Digital Footprints, Connectivity and The Trails Left Behind


Commuter Belt photo credit: jenny downing via photopin cc

This morning as I have been getting back into the blogging groove I have started to think about the digital footprints my students are creating as they grow up. The artifacts that they are creating now will be there forever. As such it is important as ever to educate students about digital citizenship and the footprints they are leaving.

I have made it a conscious effort to have open and honest discussions with my students about digital footprints and connectivity since the start of the year. In fact one of the first conversations we had about our digital footprints in my classroom centered around Facebook and the importance of privacy settings. It takes a few deep breaths and a lot of courage to start the conversation bu in the end it is well worth it. I asked my students what they knew about privacy settings and what we should and shouldn’t share on the internet. It was a bit of an eye-opening experience for me and my students alike. I was very pleased that although they were only starting grade 4 many had clearly already had the same discussions with their parents and knew the protocols associated with sharing and digital etiquette. Some however clearly had not had these conversations and told me the next day that they had checked their settings and closed up their accounts.

It’s no secret I love using tech in my classroom to help deepen my students learning and I have had them create accounts to enable them to use various tools in our classroom. Because I teach grade 4 the accounts I have had my students sign up for are accounts that are connected to a central classroom account and are easily monitored by me. E.g. Kidblog and Edmodo. This gives a cushion for mistakes and learning to occur in a safe space and when needed important conversations can be held with students. My somewhat conservative approach to sharing in my classroom fits in with my comfort level as a new teacher and perhaps will change as I gain teaching experience.

In my classroom the rules around account creation and sharing are pretty simple:

  •  Usernames consist of first name plus a number.
  • Pseudonyms are okay as long as everyone in the class knows who it is.
  •  We don’t give out personal information. E.g. First and last names, location.
  •  We don’t post pictures of our faces despite having all our media releases signed. (This also goes for sharing pictures of students on my blog and Twitter account, I don’t post them)
  • We use appropriate language and tone when speaking to communicating on the internet.
  •  I have scaffolded the use of Twitter in my classroom so students are able to Tweet once we have reviewed what they are sending out. The account is locked and we only follow other classrooms.

Although I know it is just is a start, it is my belief that if I empower my students with knowledge and the tools to navigate and share on the internet safely they will be proud of the footprints they leave and hopefully be able to avoid some long-lasting mistakes.

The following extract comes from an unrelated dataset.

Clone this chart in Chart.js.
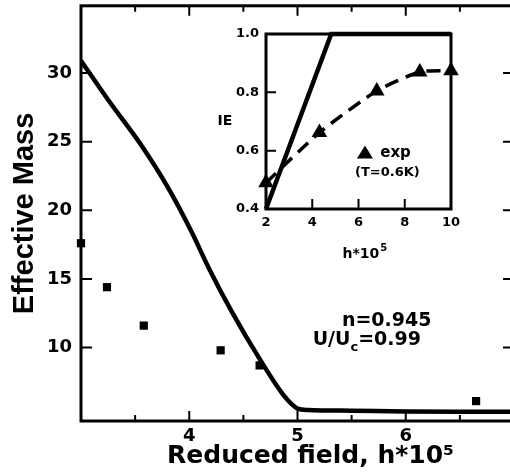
<!DOCTYPE html>
<html>
<head>
<meta charset="utf-8">
<script src="https://cdn.jsdelivr.net/npm/chart.js@4.4.1/dist/chart.umd.min.js"></script>
<style>
  html, body { margin: 0; padding: 0; background: #fff; overflow: hidden; }
  #wrap { position: relative; width: 510px; height: 475px; overflow: hidden; }
  #main { position: absolute; left: 0; top: 0; }
  #inset { position: absolute; left: 190px; top: 0; }
</style>
</head>
<body>
<div id="wrap">
  <canvas id="main" width="520" height="475"></canvas>
  <canvas id="inset" width="300" height="275"></canvas>
</div>
<script>
// main panel: effective mass vs reduced field
const curveX = [3.0, 3.25, 3.56, 3.8, 4.02, 4.18, 4.39, 4.64, 4.86, 4.95, 5.0, 5.1, 5.5, 6.0, 6.5, 7.0];
const curveY = [30.9, 28.05, 24.7, 21.7, 18.45, 15.8, 12.65, 9.3, 6.65, 5.85, 5.55, 5.45, 5.4, 5.35, 5.33, 5.33];
const expX = [3.0, 3.24, 3.58, 4.29, 4.65, 6.65];
const expY = [17.6, 14.4, 11.6, 9.8, 8.7, 6.1];
const xTicks = [4, 5, 6];
const xMinor = [3.5, 4.5, 5.5, 6.5];
const yTicks = [10, 15, 20, 25, 30];

// inset: IE vs h*10^5
const ieTheoryX = [2, 4.82, 10];
const ieTheoryY = [0.4, 1.0, 1.0];
const ieExpX = [2.0, 4.31, 6.79, 8.65, 10.0];
const ieExpY = [0.49, 0.662, 0.805, 0.87, 0.874];
const insetXTicks = [2, 4, 6, 8, 10];
const insetYTicks = [0.4, 0.6, 0.8, 1.0];

const pts = (xs, ys) => xs.map((v, i) => ({x: v, y: ys[i]}));
const fixTicks = vals => s => { s.ticks = vals.map(v => ({value: v})); };
const bold = (size, family) => ({family: family || 'DejaVu Sans', weight: 'bold', size: size});
const fitX = h => s => { s.height = h; s.paddingLeft = 0; s.paddingRight = 0; s.paddingTop = 0; s.paddingBottom = 0; };
const fitY = w => s => { s.width = w; s.paddingLeft = 0; s.paddingRight = 0; s.paddingTop = 0; s.paddingBottom = 0; };

// frame round the plot area plus ticks pointing inwards
function frameTicks(id, frameWidth, marks) {
  return {
    id: id,
    afterDatasetsDraw(chart) {
      const {ctx, chartArea: a, scales: {x, y}} = chart;
      ctx.save();
      ctx.strokeStyle = '#000';
      ctx.lineWidth = frameWidth;
      ctx.strokeRect(a.left, a.top, a.right - a.left, a.bottom - a.top);
      ctx.lineWidth = 2;
      ctx.beginPath();
      marks.forEach(m => {
        m.vals.forEach(v => {
          if (m.axis === 'x') {
            const px = x.getPixelForValue(v);
            if (m.sides.includes('bottom')) { ctx.moveTo(px, a.bottom); ctx.lineTo(px, a.bottom - m.len); }
            if (m.sides.includes('top')) { ctx.moveTo(px, a.top); ctx.lineTo(px, a.top + m.len); }
          } else {
            const py = y.getPixelForValue(v);
            if (m.sides.includes('left')) { ctx.moveTo(a.left, py); ctx.lineTo(a.left + m.len, py); }
            if (m.sides.includes('right')) { ctx.moveTo(a.right, py); ctx.lineTo(a.right - m.len, py); }
          }
        });
      });
      ctx.stroke();
      ctx.restore();
    }
  };
}

const mainNotes = {
  id: 'mainNotes',
  afterDraw(chart) {
    const {ctx, scales: {x, y}} = chart;
    ctx.save();
    ctx.fillStyle = '#000';
    ctx.textAlign = 'left';
    ctx.textBaseline = 'alphabetic';
    ctx.font = 'bold 19px "DejaVu Sans"';
    ctx.fillText('n=0.945', x.getPixelForValue(5.41), y.getPixelForValue(11.6));
    let px = x.getPixelForValue(5.14);
    const py = y.getPixelForValue(10.17);
    ctx.fillText('U/U', px, py);
    px += ctx.measureText('U/U').width;
    ctx.font = 'bold 13px "DejaVu Sans"';
    ctx.fillText('c', px, py + 6);
    px += ctx.measureText('c').width;
    ctx.font = 'bold 19px "DejaVu Sans"';
    ctx.fillText('=0.99', px, py);
    ctx.restore();
  }
};

const insetNotes = {
  id: 'insetNotes',
  afterDraw(chart) {
    const {ctx, chartArea: a, scales: {x, y}} = chart;
    ctx.save();
    ctx.fillStyle = '#000';
    ctx.textAlign = 'center';
    ctx.textBaseline = 'middle';
    ctx.font = 'bold 14px "DejaVu Sans"';
    ctx.fillText('IE', a.left - 41, y.getPixelForValue(0.7));
    // x title with a raised 5
    ctx.textAlign = 'left';
    ctx.textBaseline = 'alphabetic';
    const base = 'h*10';
    const bw = ctx.measureText(base).width;
    ctx.font = 'bold 10px "DejaVu Sans"';
    const sw = ctx.measureText('5').width;
    let hx = x.getPixelForValue(6.25) - (bw + sw) / 2;
    ctx.font = 'bold 14px "DejaVu Sans"';
    ctx.fillText(base, hx, a.bottom + 49);
    ctx.font = 'bold 10px "DejaVu Sans"';
    ctx.fillText('5', hx + bw + 1, a.bottom + 42);
    // legend
    const tx = x.getPixelForValue(6.28), ty = y.getPixelForValue(0.59);
    ctx.beginPath();
    ctx.moveTo(tx, ty - 8);
    ctx.lineTo(tx + 8, ty + 5);
    ctx.lineTo(tx - 8, ty + 5);
    ctx.closePath();
    ctx.fill();
    ctx.textBaseline = 'middle';
    ctx.font = 'bold 15px "DejaVu Sans"';
    ctx.fillText('exp', x.getPixelForValue(6.94), ty);
    ctx.font = 'bold 13px "DejaVu Sans"';
    ctx.fillText('(T=0.6K)', x.getPixelForValue(5.85), y.getPixelForValue(0.524));
    ctx.restore();
  }
};

new Chart(document.getElementById('main'), {
  type: 'scatter',
  data: {
    datasets: [{
      data: pts(curveX, curveY),
      showLine: true,
      borderColor: '#000',
      borderWidth: 4.5,
      pointRadius: 0,
      pointHoverRadius: 0,
      cubicInterpolationMode: 'monotone'
    }, {
      data: pts(expX, expY),
      showLine: false,
      pointStyle: 'rect',
      pointRadius: 5.8,
      backgroundColor: '#000',
      borderWidth: 0,
      clip: false
    }]
  },
  options: {
    responsive: false,
    animation: false,
    events: [],
    layout: {padding: {left: 0, top: 4, right: 6, bottom: 0}},
    plugins: {legend: {display: false}, tooltip: {enabled: false}},
    scales: {
      x: {
        type: 'linear', min: 3, max: 7,
        afterBuildTicks: fixTicks(xTicks),
        afterFit: fitX(54),
        grid: {display: false, drawTicks: false},
        border: {display: false},
        ticks: {autoSkip: false, padding: 5, color: '#000', font: bold(18)},
        title: {display: true, text: '   Reduced field, h*10\u2075', color: '#000', font: bold(25), padding: {top: 0, bottom: 4}}
      },
      y: {
        type: 'linear', min: 4.65, max: 34.9,
        afterBuildTicks: fixTicks(yTicks),
        afterFit: fitY(81),
        grid: {display: false, drawTicks: false},
        border: {display: false},
        ticks: {autoSkip: false, padding: 9, color: '#000', font: bold(18)},
        title: {display: true, text: 'Effective Mass', color: '#000', font: bold(29, 'Liberation Sans'), padding: {top: 8, bottom: 0}}
      }
    }
  },
  plugins: [frameTicks('mainFrame', 3, [
    {axis: 'x', vals: xTicks, len: 10, sides: ['bottom', 'top']},
    {axis: 'x', vals: xMinor, len: 6, sides: ['bottom', 'top']},
    {axis: 'y', vals: yTicks, len: 11, sides: ['left', 'right']}
  ]), mainNotes]
});

new Chart(document.getElementById('inset'), {
  type: 'scatter',
  data: {
    datasets: [{
      data: pts(ieTheoryX, ieTheoryY),
      showLine: true,
      borderColor: '#000',
      borderWidth: 4.5,
      pointRadius: 0,
      pointHoverRadius: 0,
      clip: false
    }, {
      data: pts(ieExpX, ieExpY),
      showLine: true,
      borderColor: '#000',
      borderWidth: 3.5,
      borderDash: [14, 8],
      tension: 0.2,
      pointStyle: 'triangle',
      pointRadius: 9,
      pointBackgroundColor: '#000',
      pointBorderWidth: 0,
      clip: false
    }]
  },
  options: {
    responsive: false,
    animation: false,
    events: [],
    layout: {padding: {left: 0, top: 34, right: 39, bottom: 0}},
    plugins: {legend: {display: false}, tooltip: {enabled: false}},
    scales: {
      x: {
        type: 'linear', min: 2, max: 10,
        afterBuildTicks: fixTicks(insetXTicks),
        afterFit: fitX(66),
        grid: {display: false, drawTicks: false},
        border: {display: false},
        ticks: {autoSkip: false, padding: 6, color: '#000', font: bold(13)}
      },
      y: {
        type: 'linear', min: 0.4, max: 1.0,
        afterBuildTicks: fixTicks(insetYTicks),
        afterFit: fitY(76),
        grid: {display: false, drawTicks: false},
        border: {display: false},
        ticks: {autoSkip: false, padding: 7, color: '#000', font: bold(13), callback: v => v.toFixed(1)}
      }
    }
  },
  plugins: [frameTicks('insetFrame', 3, [
    {axis: 'x', vals: [4, 6, 8], len: 10, sides: ['bottom']},
    {axis: 'y', vals: [0.6, 0.8], len: 10, sides: ['left']}
  ]), insetNotes]
});
</script>
</body>
</html>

Next up I am going to tackle proper attribution and creative commons with my students. Any ideas or suggestions are most welcome!


Related Resources:

BrainPop Internet Safety Video:

Common Sense Media: Digital Citizen Poster


5 thoughts on “Digital Footprints, Connectivity and The Trails Left Behind

  1. Hi Mary,
    So glad to know that you and your students are working on and having conversations about their Digital Citizenship and Footprints. As we introduce our students to social media tools like Kidblog, Edmodo and Twitter, it’s important to instruct them about proper and safe behavior on line. For many, this will be their first exposure to such tools. Setting a good example and modeling appropriate use now will prepare them for the day when they will be using other tools like Facebook or Tumblr on their own.

    I applaud your efforts to work with your students about proper citation and creative commons. I have compiled many resources in this area that may help you. I have shared these during professional development around student blogging. Hope you find them helpful.

    Thanks for sharing your thoughts and process.

    Nancy Carroll

  2. Thanks for the comment and resource list Nancy! It is definitely a tough but important area to broach and teach about to students.

  3. Mary, I’ve been thinking about some issues you discuss with respect to our students’ digital trails. While my students are older, they still have a great deal to learn about the consequences of their digital scribings. I’m reading Viktor Mayer-Schonberger’s _delete: The Virtue of Forgetting in the Digital Age_. You might like it, too. Here’s a link to one of my blogs, one that I use to introduce college instructors to the virtues of blogging: Please feel free to comment liberally.

    Best, Ethna Lay, Hofstra University

  4. I am so glad you are having these conversations with your students! We were discussing appropriate use of technology and teaching students about privacy and digital citizenship the other day and I said, “Students need to be talking about this BEFORE high school”. When I was student teaching, only 1/2 of my students knew that Facebook had privacy settings that could be changed and most didn’t know how to do it. Now-a-days students are using their parent’s accounts or creating their own accounts in elementary school for Facebook, Twitter, etc and they need to realize the implications of online sharing and how to do so safely and appropriately. Our students digital footprint wont start at age 20 the way some of ours do, it may go all the way back to Kindergarten!

  5. Thanks for the comment miss L! I agree with you that these discussions are important to have right from the start with students. They are difficult to have as a new teacher but well worth it in the end. It is mind blowing that students will have digital footprints that span their entire lives before even stepping into a classroom!